The Federal Reserve needs to attack the risk of deflation just as it would fight too much inflation, Minneapolis Fed President Narayana Kocherlakota said Friday in explaining his vote against ending the central bank's six-year stimulus to the American economy.

In a statement, he said the Fed's credibility is at risk because it is not "taking more purposeful steps to move inflation back up to 2 percent," its publicly stated target.

Low inflation, and particularly deflation, can impede economic growth because consumers and businesses tend to delay spending in the expectation of lower prices.

When the Fed last December began tapering its bond-buying stimulus campaign, Kocherlakota and other members of its policymaking committee issued a statement saying they would be "monitoring inflation developments carefully for evidence that inflation will move back toward its objective over the medium term."

On Friday, he wrote, "At this stage, I see no such evidence. In my assessment, the medium-term outlook for inflation has shown no overall improvement since last December and, indeed, is arguably worse. Failing to act in response to this subdued inflation outlook increases the downside risk to the credibility of our 2 percent inflation target."

The other members of the policy committee on Wednesday voted to end the bond-buying program, which began in 2008 and has put trillions of dollars of bonds onto the balance sheet of the Fed. The end of the campaign was seen as a symbolic turning point in the protracted recovery of the U.S. economy from the deep downturn that began in 2008.

Kocherlakota's dissent wasn't surprising. For weeks, he has spoken publicly about risks of low inflation and deflation and his worry that businesses, investors and consumers will begin to doubt the Fed's effort to bring inflation up to the 2 percent level.

In his statement, Kocherlakota suggested two steps the Fed could take to signal it wants inflation to rise. It could continue buying $15 billion worth of bonds a month and it could declare interest rates will stay at their current ultralow level "at least until the one- to two-year-ahead inflation outlook has risen back to 2 percent, as long as risks to financial stability remain well-contained."

"These actions would have put upward pressure on the demand for goods and services and on prices," Kocherlakota said. "Just as importantly, these actions would have communicated that the committee is determined to do what it takes to push inflation back to 2 percent as rapidly as is possible."

In the statement, Kocherlakota also cited the difficulty that Japan's central bank has had fighting deflation, and he suggested similar difficulties may be appearing in Europe.

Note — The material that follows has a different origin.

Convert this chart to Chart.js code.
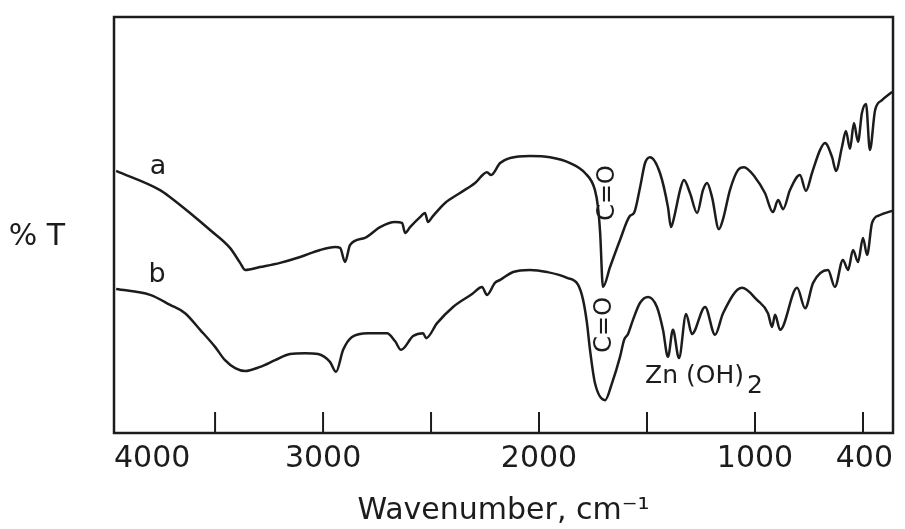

Earlier Friday, the Bank of Japan made a surprise announcement that it would increase its annual asset purchases to as much as 80 trillion yen, about $725 billion, to boost that country's economy. Japan's giant pension fund, the world's largest, also said it would move more aggressively into stock investing.

Both moves lifted sentiment for stocks around the world. On Wall Street, the benchmark Dow Jones industrials and Standard & Poor's 500 indexes closed at record highs Friday.

"Central banks need to take actions on an ongoing basis to ensure that inflation stays at target," Kocherlakota said. "In light of the evolution of the data over the past few months, I believe we needed to take such actions on Wednesday."